### [Request]
For the data below, report only the number of lines containing the string "this".

....

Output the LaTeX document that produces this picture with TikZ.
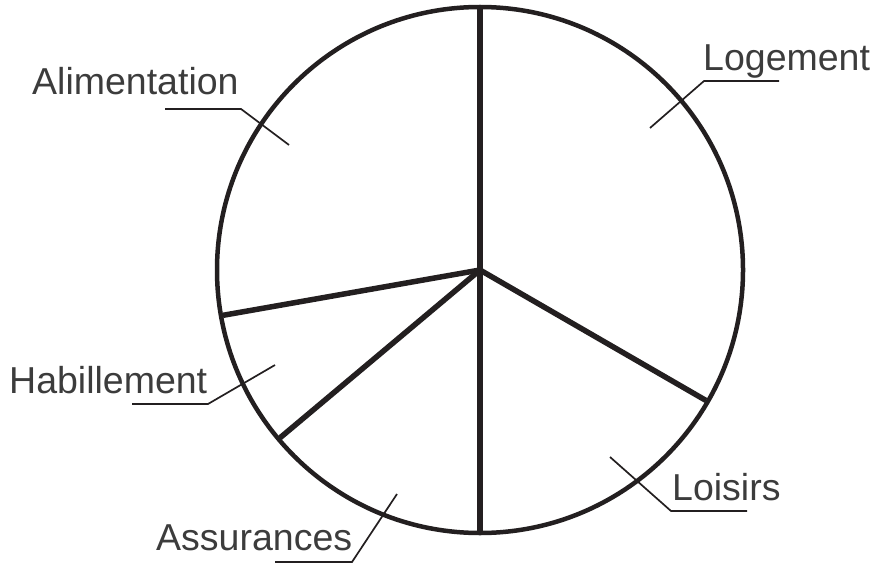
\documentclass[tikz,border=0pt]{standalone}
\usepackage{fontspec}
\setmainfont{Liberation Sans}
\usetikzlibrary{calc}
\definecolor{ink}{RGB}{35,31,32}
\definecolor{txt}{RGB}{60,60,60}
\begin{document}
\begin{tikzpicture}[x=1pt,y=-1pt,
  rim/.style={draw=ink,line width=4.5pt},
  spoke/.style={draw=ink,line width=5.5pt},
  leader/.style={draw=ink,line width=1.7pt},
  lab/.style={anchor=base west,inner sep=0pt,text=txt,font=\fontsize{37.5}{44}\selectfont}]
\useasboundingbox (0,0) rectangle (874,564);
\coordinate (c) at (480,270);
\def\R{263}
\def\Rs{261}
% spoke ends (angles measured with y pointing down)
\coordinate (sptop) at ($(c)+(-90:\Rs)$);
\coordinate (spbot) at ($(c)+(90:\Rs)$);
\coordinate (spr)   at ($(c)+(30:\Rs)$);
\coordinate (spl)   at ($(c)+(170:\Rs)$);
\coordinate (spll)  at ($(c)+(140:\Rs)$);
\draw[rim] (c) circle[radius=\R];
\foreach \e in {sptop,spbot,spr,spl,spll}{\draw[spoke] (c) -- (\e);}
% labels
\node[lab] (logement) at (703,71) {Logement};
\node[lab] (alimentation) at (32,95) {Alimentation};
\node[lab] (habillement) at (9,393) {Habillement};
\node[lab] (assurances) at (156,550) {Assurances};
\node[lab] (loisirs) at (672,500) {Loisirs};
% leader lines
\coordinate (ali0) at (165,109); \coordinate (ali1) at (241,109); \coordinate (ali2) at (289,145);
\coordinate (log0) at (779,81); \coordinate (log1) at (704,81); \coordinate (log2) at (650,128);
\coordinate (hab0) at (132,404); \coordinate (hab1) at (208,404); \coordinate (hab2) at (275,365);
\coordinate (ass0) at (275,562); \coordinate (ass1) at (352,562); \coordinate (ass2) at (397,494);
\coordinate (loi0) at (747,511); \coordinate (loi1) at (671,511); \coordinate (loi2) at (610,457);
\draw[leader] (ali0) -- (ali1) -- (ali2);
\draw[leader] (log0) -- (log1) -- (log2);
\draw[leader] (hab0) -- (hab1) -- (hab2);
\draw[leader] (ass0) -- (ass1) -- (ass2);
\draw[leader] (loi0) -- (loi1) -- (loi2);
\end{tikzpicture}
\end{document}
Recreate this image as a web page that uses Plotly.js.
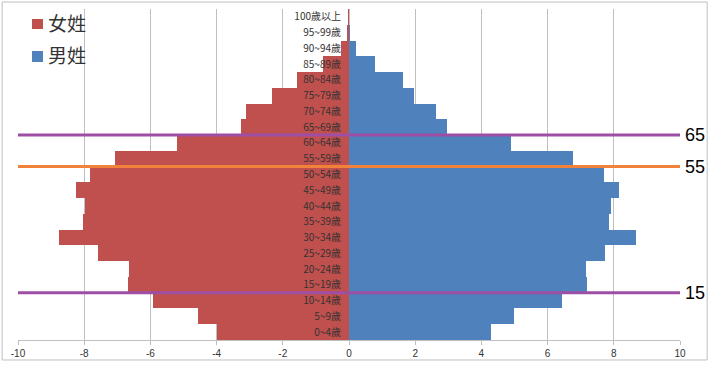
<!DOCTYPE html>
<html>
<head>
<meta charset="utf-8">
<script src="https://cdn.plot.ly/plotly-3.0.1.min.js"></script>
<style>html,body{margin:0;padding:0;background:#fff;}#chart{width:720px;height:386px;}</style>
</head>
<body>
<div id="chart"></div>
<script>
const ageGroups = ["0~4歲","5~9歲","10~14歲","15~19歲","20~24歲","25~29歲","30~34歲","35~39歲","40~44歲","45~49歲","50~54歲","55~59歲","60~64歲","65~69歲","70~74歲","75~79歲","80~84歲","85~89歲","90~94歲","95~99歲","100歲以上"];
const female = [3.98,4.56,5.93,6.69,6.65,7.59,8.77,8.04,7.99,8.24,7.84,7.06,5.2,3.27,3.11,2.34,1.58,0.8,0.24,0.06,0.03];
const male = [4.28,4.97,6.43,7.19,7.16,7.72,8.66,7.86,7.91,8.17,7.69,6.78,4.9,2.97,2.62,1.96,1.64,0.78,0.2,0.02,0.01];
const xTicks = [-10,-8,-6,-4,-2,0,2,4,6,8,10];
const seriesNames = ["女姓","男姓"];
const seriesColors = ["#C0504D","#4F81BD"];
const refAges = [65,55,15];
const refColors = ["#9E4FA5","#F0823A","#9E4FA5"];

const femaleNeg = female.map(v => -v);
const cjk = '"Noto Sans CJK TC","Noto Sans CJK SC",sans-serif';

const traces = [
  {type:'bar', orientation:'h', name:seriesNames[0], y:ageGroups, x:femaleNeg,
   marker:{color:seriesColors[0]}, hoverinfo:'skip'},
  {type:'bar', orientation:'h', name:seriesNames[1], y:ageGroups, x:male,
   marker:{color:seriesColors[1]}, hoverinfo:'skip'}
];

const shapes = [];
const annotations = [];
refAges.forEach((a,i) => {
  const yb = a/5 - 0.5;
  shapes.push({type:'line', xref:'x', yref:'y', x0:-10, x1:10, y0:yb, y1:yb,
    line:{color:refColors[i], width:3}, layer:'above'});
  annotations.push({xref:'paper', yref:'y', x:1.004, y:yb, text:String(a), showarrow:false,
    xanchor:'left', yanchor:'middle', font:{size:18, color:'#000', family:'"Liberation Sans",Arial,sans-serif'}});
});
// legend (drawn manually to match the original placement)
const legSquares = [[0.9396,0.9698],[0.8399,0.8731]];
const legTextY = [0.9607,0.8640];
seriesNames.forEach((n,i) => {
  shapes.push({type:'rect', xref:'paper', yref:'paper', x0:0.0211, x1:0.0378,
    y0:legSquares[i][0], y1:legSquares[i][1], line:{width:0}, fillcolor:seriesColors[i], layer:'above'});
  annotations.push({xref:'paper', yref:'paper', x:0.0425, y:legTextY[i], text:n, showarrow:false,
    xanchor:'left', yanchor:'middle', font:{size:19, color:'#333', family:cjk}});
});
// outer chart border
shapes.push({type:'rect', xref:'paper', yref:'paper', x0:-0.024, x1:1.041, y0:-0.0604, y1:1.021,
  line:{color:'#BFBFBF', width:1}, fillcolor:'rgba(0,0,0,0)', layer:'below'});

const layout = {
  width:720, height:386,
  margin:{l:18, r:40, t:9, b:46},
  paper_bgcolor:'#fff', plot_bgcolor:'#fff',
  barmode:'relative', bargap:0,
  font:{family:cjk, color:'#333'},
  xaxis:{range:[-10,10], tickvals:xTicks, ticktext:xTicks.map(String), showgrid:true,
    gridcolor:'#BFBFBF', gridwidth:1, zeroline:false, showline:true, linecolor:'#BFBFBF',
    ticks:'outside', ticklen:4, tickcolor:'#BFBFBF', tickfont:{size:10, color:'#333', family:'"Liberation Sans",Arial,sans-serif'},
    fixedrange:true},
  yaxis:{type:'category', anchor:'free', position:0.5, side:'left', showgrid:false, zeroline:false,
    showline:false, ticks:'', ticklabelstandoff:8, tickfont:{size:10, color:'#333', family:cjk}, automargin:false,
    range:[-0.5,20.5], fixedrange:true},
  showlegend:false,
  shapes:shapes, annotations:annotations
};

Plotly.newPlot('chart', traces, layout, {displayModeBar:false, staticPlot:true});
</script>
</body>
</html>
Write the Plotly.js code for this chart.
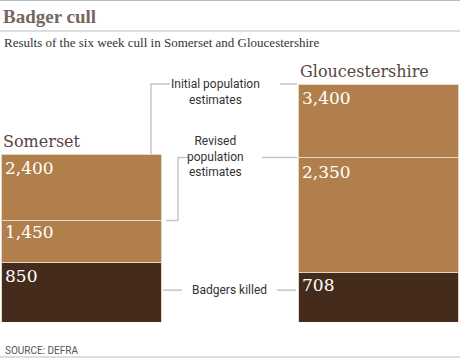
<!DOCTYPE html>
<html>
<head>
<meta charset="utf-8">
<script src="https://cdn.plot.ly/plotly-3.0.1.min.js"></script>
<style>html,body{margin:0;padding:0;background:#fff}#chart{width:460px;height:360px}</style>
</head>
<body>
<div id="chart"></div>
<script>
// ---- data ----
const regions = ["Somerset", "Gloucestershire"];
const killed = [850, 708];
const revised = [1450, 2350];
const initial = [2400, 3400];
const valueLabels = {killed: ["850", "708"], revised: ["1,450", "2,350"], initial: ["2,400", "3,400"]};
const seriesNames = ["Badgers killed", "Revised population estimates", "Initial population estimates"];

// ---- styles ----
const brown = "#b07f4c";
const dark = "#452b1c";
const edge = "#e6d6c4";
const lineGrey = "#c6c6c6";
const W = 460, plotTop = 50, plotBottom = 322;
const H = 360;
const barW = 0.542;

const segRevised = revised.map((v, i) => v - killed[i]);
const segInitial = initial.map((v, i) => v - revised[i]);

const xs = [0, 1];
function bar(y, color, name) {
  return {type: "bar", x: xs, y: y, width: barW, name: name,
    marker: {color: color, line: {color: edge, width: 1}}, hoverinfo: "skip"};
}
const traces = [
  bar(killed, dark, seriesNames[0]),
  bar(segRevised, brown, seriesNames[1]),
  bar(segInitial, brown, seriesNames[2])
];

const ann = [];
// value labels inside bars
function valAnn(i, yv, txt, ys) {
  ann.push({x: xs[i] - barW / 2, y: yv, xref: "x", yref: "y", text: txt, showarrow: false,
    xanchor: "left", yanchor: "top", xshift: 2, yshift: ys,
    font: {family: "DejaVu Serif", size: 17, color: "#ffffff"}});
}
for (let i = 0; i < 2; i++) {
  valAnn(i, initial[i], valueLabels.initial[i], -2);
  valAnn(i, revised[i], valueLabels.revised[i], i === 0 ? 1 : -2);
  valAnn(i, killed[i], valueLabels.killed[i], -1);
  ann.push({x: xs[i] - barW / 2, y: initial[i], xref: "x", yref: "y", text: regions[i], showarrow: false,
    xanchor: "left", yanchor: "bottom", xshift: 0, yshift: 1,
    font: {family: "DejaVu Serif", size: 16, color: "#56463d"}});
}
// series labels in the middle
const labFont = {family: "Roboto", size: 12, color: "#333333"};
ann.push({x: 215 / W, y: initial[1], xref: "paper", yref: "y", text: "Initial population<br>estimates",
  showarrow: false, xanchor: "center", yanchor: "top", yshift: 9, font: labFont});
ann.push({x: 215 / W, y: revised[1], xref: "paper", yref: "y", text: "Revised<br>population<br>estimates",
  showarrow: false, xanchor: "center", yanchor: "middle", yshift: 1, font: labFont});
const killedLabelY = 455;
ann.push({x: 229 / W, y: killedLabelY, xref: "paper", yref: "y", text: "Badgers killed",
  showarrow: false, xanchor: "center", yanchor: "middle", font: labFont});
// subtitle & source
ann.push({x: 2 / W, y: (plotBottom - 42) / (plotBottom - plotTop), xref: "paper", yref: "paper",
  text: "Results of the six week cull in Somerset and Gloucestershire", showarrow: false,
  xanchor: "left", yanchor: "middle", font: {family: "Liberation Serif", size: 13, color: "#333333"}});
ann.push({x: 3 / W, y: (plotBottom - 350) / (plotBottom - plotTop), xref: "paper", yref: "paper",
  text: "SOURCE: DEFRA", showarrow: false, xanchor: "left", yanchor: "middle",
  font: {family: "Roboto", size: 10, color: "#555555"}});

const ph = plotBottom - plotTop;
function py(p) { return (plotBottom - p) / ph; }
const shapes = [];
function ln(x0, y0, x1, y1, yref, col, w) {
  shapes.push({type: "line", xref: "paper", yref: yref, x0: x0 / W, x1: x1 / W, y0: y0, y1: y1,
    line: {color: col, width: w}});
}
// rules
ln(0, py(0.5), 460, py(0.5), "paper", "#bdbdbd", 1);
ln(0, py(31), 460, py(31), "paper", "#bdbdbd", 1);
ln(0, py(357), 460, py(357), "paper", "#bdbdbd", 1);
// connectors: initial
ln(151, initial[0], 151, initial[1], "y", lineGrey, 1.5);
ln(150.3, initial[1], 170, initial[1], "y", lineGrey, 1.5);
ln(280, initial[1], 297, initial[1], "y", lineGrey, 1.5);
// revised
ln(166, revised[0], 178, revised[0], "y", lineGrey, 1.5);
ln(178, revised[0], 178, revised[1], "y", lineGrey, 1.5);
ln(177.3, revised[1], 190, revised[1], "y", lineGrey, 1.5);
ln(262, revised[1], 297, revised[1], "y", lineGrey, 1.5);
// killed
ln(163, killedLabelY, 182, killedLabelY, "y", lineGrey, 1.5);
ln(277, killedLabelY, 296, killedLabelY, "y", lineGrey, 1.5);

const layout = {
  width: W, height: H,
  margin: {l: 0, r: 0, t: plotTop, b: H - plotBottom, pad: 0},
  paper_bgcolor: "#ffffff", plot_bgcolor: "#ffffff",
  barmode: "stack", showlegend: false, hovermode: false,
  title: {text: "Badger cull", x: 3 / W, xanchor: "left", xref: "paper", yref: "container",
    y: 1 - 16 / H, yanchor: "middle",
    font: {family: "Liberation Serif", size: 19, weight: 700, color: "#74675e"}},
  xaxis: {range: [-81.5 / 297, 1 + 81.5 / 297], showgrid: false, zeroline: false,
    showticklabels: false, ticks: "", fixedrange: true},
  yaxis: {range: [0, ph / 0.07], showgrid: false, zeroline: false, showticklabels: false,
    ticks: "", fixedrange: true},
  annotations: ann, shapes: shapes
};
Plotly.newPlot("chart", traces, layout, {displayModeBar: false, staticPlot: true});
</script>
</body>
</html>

....

### [The result]
3